Delving into the mystery of the Lamboll Street guineas
The flock of 10 guinea fowl perch atop garden walls, roost in trees, and stroll brazenly across South of Broad streets.
It was around Christmas seven years ago when Lois Lane, a Lamboll Street resident and real estate agent, first remembers seeing the guinea fowl—small, speckled, and screeching. “Out of the blue, two appeared,” she says. Two quickly turned to five, which grew to eight, which swelled to 10. At last check, a couple clutches of eggs had been spotted in the neighborhood; yet how or why the original pair showed up in the first place is anyone’s guess.
Residents have their own hypotheses. One is that the birds were dropped off on the upper-crust avenue, perhaps as part of some strange gag. But if that’s the case, claims Lane, the joke’s on the jester, because the neighbors love them.
Guinea fowl know good real estate when they see it. The pair who enigmatically moved in South of Broad on a winter day in 2011 couldn’t have picked a finer place to raise their offspring—including the teenager (left) loitering here in a Lamboll Street garden.
“We really try to protect them, feeding them and fretting over them,” she says.

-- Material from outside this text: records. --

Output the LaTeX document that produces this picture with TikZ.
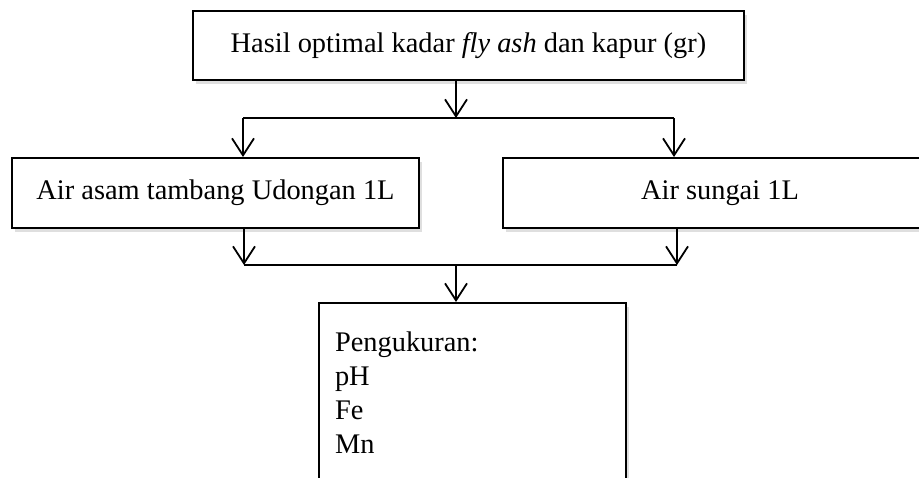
\documentclass[tikz,border=0pt]{standalone}
\usepackage{fontspec}
\setmainfont{Liberation Serif}
\usetikzlibrary{arrows.meta,positioning,shadows}
\tikzset{
  >={Straight Barb[length=8.5pt,width=11pt]},
  box/.style={draw=black,fill=white,line width=1pt,inner sep=0pt,align=center,
    font=\fontsize{14.2}{17}\selectfont,
    drop shadow={opacity=0.25,shadow xshift=1.5pt,shadow yshift=-2pt}},
  flow/.style={->,line width=0.9pt},
  link/.style={line width=0.9pt},
}

\begin{document}
\begin{tikzpicture}[x=0.5pt,y=-0.5pt]
    \useasboundingbox (0,0) rectangle (919,477);
    \clip (0,0) rectangle (919,477);
    % Hasil
    \node[box,minimum width=275.5pt,minimum height=34.5pt] (hasil) at (468.5,45.5) {Hasil optimal kadar \textit{fly ash} dan kapur (gr)};
    % Sampel air
    \node[box,minimum width=203.5pt,minimum height=35pt] (asam) at (215.5,193) {Air asam tambang Udongan 1L};
    \node[box,minimum width=217pt,minimum height=35pt] (sungai) at (720,193) {Air sungai 1L};
    % Pengukuran
    \node[box,align=left,text width=137.5pt,inner xsep=8pt,minimum height=90pt] (ukur) at (472.5,393) {Pengukuran:\\pH\\Fe\\Mn};
    % Cabang
    \coordinate (split) at (456,118);
    \coordinate (kiri) at (243,118);
    \coordinate (kanan) at (674,118);
    \draw[flow] (split |- hasil.south) -- (split);
    \draw[link] (kiri) -- (kanan);
    \draw[flow] (kiri) -- (kiri |- asam.north);
    \draw[flow] (kanan) -- (kanan |- sungai.north);
    % Gabung
    \coordinate (merge) at (456,265);
    \coordinate (kiribawah) at (244,265);
    \coordinate (kananbawah) at (677,265);
    \draw[flow] (kiribawah |- asam.south) -- (kiribawah);
    \draw[flow] (kananbawah |- sungai.south) -- (kananbawah);
    \draw[link] (kiribawah) -- (kananbawah);
    \draw[flow] (merge) -- (merge |- ukur.north);
\end{tikzpicture}
\end{document}
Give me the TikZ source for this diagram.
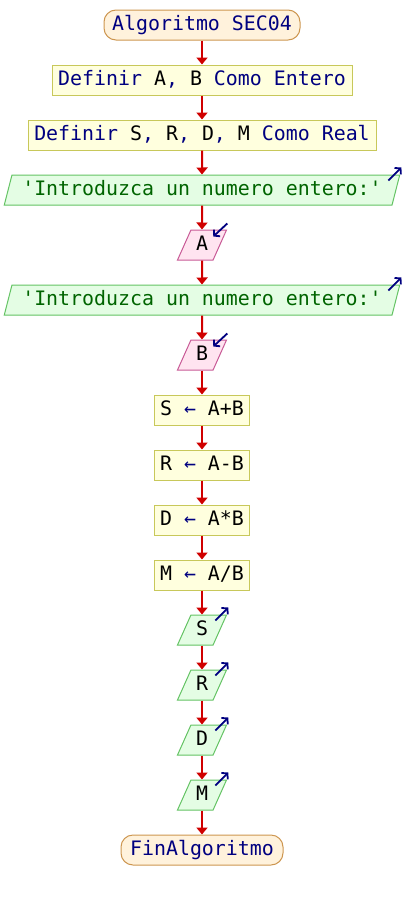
\documentclass[tikz,border=0pt]{standalone}
\usepackage{fontspec}
\setmonofont{DejaVu Sans Mono}
\usetikzlibrary{shapes.geometric,arrows.meta}
\definecolor{kw}{RGB}{0,0,128}
\definecolor{strc}{RGB}{0,100,0}
\definecolor{flowred}{RGB}{208,0,0}
\definecolor{termfill}{RGB}{255,242,220}
\definecolor{termdraw}{RGB}{205,150,80}
\definecolor{procfill}{RGB}{255,255,222}
\definecolor{procdraw}{RGB}{200,200,90}
\definecolor{outfill}{RGB}{228,253,228}
\definecolor{outdraw}{RGB}{100,195,100}
\definecolor{infill}{RGB}{255,228,240}
\definecolor{indraw}{RGB}{200,90,150}
\newcommand{\idf}[1]{\textcolor{black}{#1}}
\begin{document}
\begin{tikzpicture}[x=1pt,y=-1pt,
  every node/.style={font=\ttfamily\fontsize{19.9}{24}\selectfont, text=kw, inner sep=0pt,
    text height=14.5pt, text depth=3.5pt, line width=1pt},
  term/.style={draw=termdraw, fill=termfill, rounded corners=12pt, minimum height=30pt},
  proc/.style={draw=procdraw, fill=procfill, minimum height=30pt},
  iobox/.style={trapezium, trapezium left angle=68, trapezium right angle=112,
    trapezium stretches=true, minimum height=30pt},
  outp/.style={iobox, draw=outdraw, fill=outfill},
  inp/.style={iobox, draw=indraw, fill=infill},
  flow/.style={draw=flowred, line width=2pt, -{Triangle[width=11pt,length=7pt]}},
  io arrow/.style={draw=kw, line width=1.8pt, -{Straight Barb[length=4pt,width=9pt]}}
]
\useasboundingbox (0,0) rectangle (404,900);

\node[term, minimum width=196pt] (start) at (202,25) {Algoritmo SEC04};
\node[proc, minimum width=300pt] (def1) at (202,80) {Definir \idf{A}, \idf{B} Como Entero};
\node[proc, minimum width=348pt] (def2) at (202,135) {Definir \idf{S}, \idf{R}, \idf{D}, \idf{M} Como Real};
\node[outp, minimum width=396pt, text=strc] (out1) at (202,190) {'Introduzca un numero entero:'};
\node[inp, minimum width=49pt] (inA) at (202,245) {\idf{A}};
\node[outp, minimum width=396pt, text=strc] (out2) at (202,300) {'Introduzca un numero entero:'};
\node[inp, minimum width=49pt] (inB) at (202,355) {\idf{B}};
\node[proc, minimum width=95pt] (asS) at (202,410) {\idf{S} ← \idf{A+B}};
\node[proc, minimum width=95pt] (asR) at (202,465) {\idf{R} ← \idf{A-B}};
\node[proc, minimum width=95pt] (asD) at (202,520) {\idf{D} ← \idf{A*B}};
\node[proc, minimum width=95pt] (asM) at (202,575) {\idf{M} ← \idf{A/B}};
\node[outp, minimum width=49pt] (outS) at (202,630) {\idf{S}};
\node[outp, minimum width=49pt] (outR) at (202,685) {\idf{R}};
\node[outp, minimum width=49pt] (outD) at (202,740) {\idf{D}};
\node[outp, minimum width=49pt] (outM) at (202,795) {\idf{M}};
\node[term, minimum width=162pt] (fin) at (202,850) {FinAlgoritmo};

\foreach \a/\b in {start/def1, def1/def2, def2/out1, out1/inA, inA/out2, out2/inB,
  inB/asS, asS/asR, asR/asD, asD/asM, asM/outS, outS/outR, outR/outD, outD/outM, outM/fin}
  \draw[flow] (\a.south) -- (\b.north);

\foreach \n in {out1, out2, outS, outR, outD, outM}
  \draw[io arrow] ([shift={(-12,6)}]\n.top right corner) -- ([shift={(1,-7)}]\n.top right corner);
\foreach \n in {inA, inB}
  \draw[io arrow] ([shift={(0,-6)}]\n.top right corner) -- ([shift={(-14,7)}]\n.top right corner);
\end{tikzpicture}
\end{document}
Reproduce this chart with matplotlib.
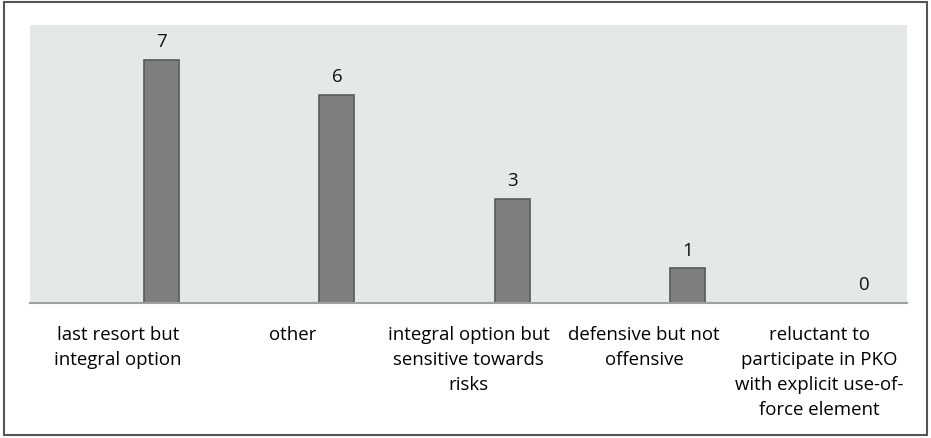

One woman even bought an incubator to protect freshly laid eggs, but “We soon learned we had to let Mother Nature take her course,” Lane notes. The ground-nesting birds can fly, but their mad flapping looks much like early attempts by the Wright Brothers, so they tend to roam on foot across Lamboll, up King, and sometimes as far as South Battery, often halting traffic—not to mention camera-wielding passersby.
Lois Lane (left) is among the neighbors who offer chicken scratch to augment the diet of beetles, ants, and grasshoppers that these farm animals typically keep.
The species, which originated in West Africa, feasts on beetles, fleas, grasshoppers, and crickets, and farmers consider them extraordinary exterminators. But they’ve also long been prized as delicious game birds and are a growing commodity in the United States. You can rest assured, however, that the South of Broad confusion (as a flock of guineas is called) won’t be coming to a table near you.